Письмо, которое якобы посылает лорд Чэндос сэру Фрэнсису Бэкону, чтобы сообщить, что он расстается с литературой – потому что «забытая лейка, брошенная на пашне борона, собака, греющаяся на солнце, убогое кладбище, калека, крестьянская хижина – каждый из этих предметов, как и тысячи прочих им подобных, мимо которых взгляд обычно скользит с будничным равнодушием, в какой-то момент, приблизить который я не властен, внезапно может принять возвышенный и трогательный облик; наша речь слишком бедна, чтобы описать его», – это письмо лорда Чэндоса, которое волей-неволей сравниваешь с «Началом разговора с богомольцем»[90]Франца Кафки (где вещи уже не находятся на своих прежних местах, и язык уже не способен их называть), это письмо лорда Чэндоса обобщает сущность кризиса вербальной выразительности, поразившего поколение венцев конца века, и речь там идет о кризисе доверия к самой природе словесной выразительности и человеческого общения, кризисе языка как явления универсального, без разделения на отдельные языки.
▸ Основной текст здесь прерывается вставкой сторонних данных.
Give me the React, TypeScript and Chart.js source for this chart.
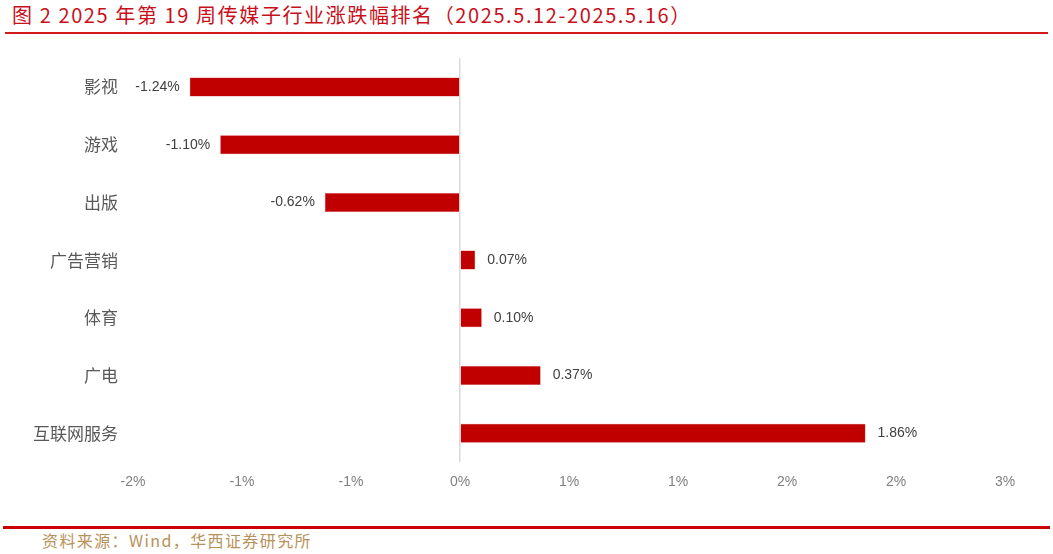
import React, { useEffect, useRef } from "react";
import { Chart, registerables } from "chart.js";

Chart.register(...registerables);

const categories = ["影视", "游戏", "出版", "广告营销", "体育", "广电", "互联网服务"];
const changes = [-1.24, -1.1, -0.62, 0.07, 0.1, 0.37, 1.86];
const tickValues = [-1.5, -1, -0.5, 0, 0.5, 1, 1.5, 2, 2.5];
const tickLabels = ["-2%", "-1%", "-1%", "0%", "1%", "1%", "2%", "2%", "3%"];
const titleText = "图 2 2025 年第 19 周传媒子行业涨跌幅排名（2025.5.12-2025.5.16）";
const sourceText = "资料来源：Wind，华西证券研究所";

const RED = "#C00000";
const NARROW = "'Liberation Sans Narrow', 'Liberation Sans', Arial, sans-serif";
const CJK = "'Noto Sans CJK SC', sans-serif";

const labelPlugin = {
  id: "barLabels",
  afterDatasetsDraw(chart: any) {
    const ctx = chart.ctx;
    const meta = chart.getDatasetMeta(0);
    ctx.save();
    ctx.font = "14px " + NARROW;
    ctx.fillStyle = "#404040";
    ctx.textBaseline = "middle";
    meta.data.forEach((el: any, i: number) => {
      const v = changes[i];
      const txt = v.toFixed(2) + "%";
      if (v >= 0) {
        ctx.textAlign = "left";
        ctx.fillText(txt, el.x + 12, el.y);
      } else {
        ctx.textAlign = "right";
        ctx.fillText(txt, el.x - 10, el.y);
      }
    });
    ctx.restore();
  },
};

export default function App() {
  const ref = useRef<HTMLCanvasElement>(null);
  useEffect(() => {
    document.body.style.margin = "0";
    const chart = new Chart(ref.current!, {
      type: "bar",
      data: {
        labels: categories,
        datasets: [
          {
            data: changes,
            backgroundColor: RED,
            borderColor: "#d84848",
            borderWidth: 0.5,
            categoryPercentage: 1,
            barPercentage: 0.33,
          },
        ],
      },
      options: {
        indexAxis: "y",
        animation: false,
        responsive: false,
        maintainAspectRatio: false,
        layout: { padding: { left: 0, right: 48, top: 8, bottom: 0 } },
        plugins: { legend: { display: false }, tooltip: { enabled: false } },
        scales: {
          x: {
            type: "linear",
            min: tickValues[0],
            max: tickValues[tickValues.length - 1],
            afterBuildTicks: (axis: any) => {
              axis.ticks = tickValues.map((v) => ({ value: v }));
            },
            afterFit: (axis: any) => {
              axis.height = 38;
            },
            ticks: {
              color: "#7f7f7f",
              font: { family: NARROW, size: 14 },
              padding: 12,
              maxRotation: 0,
              autoSkip: false,
              callback: (v: any) => {
                const i = tickValues.indexOf(Number(v));
                return i >= 0 ? tickLabels[i] : "";
              },
            },
            grid: {
              drawTicks: false,
              lineWidth: 1.5,
              color: (c: any) => (c.tick && c.tick.value === 0 ? "#d9d9d9" : "rgba(0,0,0,0)"),
            },
            border: { display: false },
          },
          y: {
            afterFit: (axis: any) => {
              axis.width = 133;
            },
            ticks: {
              color: "#595959",
              font: { family: CJK, size: 17 },
              padding: 15,
            },
            grid: { display: false, drawTicks: false },
            border: { display: false },
          },
        },
      },
      plugins: [labelPlugin],
    });
    return () => chart.destroy();
  }, []);

  return (
    <div style={{ position: "absolute", left: 0, top: 0, width: 1053, height: 554, background: "#fff", overflow: "hidden" }}>
      <div
        style={{
          position: "absolute",
          left: 12,
          top: 1,
          fontFamily: CJK,
          fontSize: 20,
          letterSpacing: 1.6,
          color: "#C8101A",
          whiteSpace: "nowrap",
          lineHeight: "28px",
        }}
      >
        {titleText}
      </div>
      <div style={{ position: "absolute", left: 5, top: 32, width: 1043, height: 2, background: "#D21A1A" }} />
      <canvas ref={ref} width={1053} height={467} style={{ position: "absolute", left: 0, top: 33, width: 1053, height: 467 }} />
      <div style={{ position: "absolute", left: 3, top: 526, width: 1047, height: 3, background: "#CC0000" }} />
      <div
        style={{
          position: "absolute",
          left: 42,
          top: 529,
          fontFamily: CJK,
          fontSize: 16,
          letterSpacing: 1.4,
          color: "#B8915A",
          whiteSpace: "nowrap",
          lineHeight: "22px",
        }}
      >
        {sourceText}
      </div>
    </div>
  );
}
Это «Письмо лорда Чэндоса» – вершина литературы Нет, оно бросает свою бартлбианскую тень на весь XX век – из края в край, и в рядах самых очевидных его последователей числится юный Тёрлес Музиля, который в романе 1906 года говорит о «второй, тайной, незамечаемой жизни вещей»: «Есть во мне, под всеми мыслями, что-то темное, чего я не могу вымерить мыслями, жизнь, которая не выражается словами и которая все-таки есть моя жизнь…»[91] Назовем также Бруно Шульца,[92] который в «Коричных лавках» (1934) говорит о ком-то, чья личность расщепилась на множество разных и враждебных «я»; назовем безумца из «Аутодафе» (1935) Элиаса Канетти, который указывает на один и тот же предмет, всякий раз называя его по-разному, чтобы не попасть в плен к устоявшемуся и неизменному определению; назовем Освальда Винера,[93] который в «Улучшении Центральной Европы» (1969) ведет фронтальную атаку на литературный обман, преследуя забавную цель – уничтожить, чтобы вновь найти, но уже за границами знака, жизненную непосредственность; назовем Педро Касариегу Кордобу,[94] который пишет в «Я подделаю легенду» о том, что чувства скорее всего невыразимы, искусство скорее всего – это пар, оно скорее всего испаряется в процессе превращения внешнего во внутреннее; назовем Клемана Россе, который в «Le choix de mots»[95] (1995) пишет, что во владениях искусства человек не творящий способен обрести силу куда большую, чем творящий, потому что последний всего лишь наделен властью творить, в то время как первый не только наделен ею, но властен еще и отказаться от творчества.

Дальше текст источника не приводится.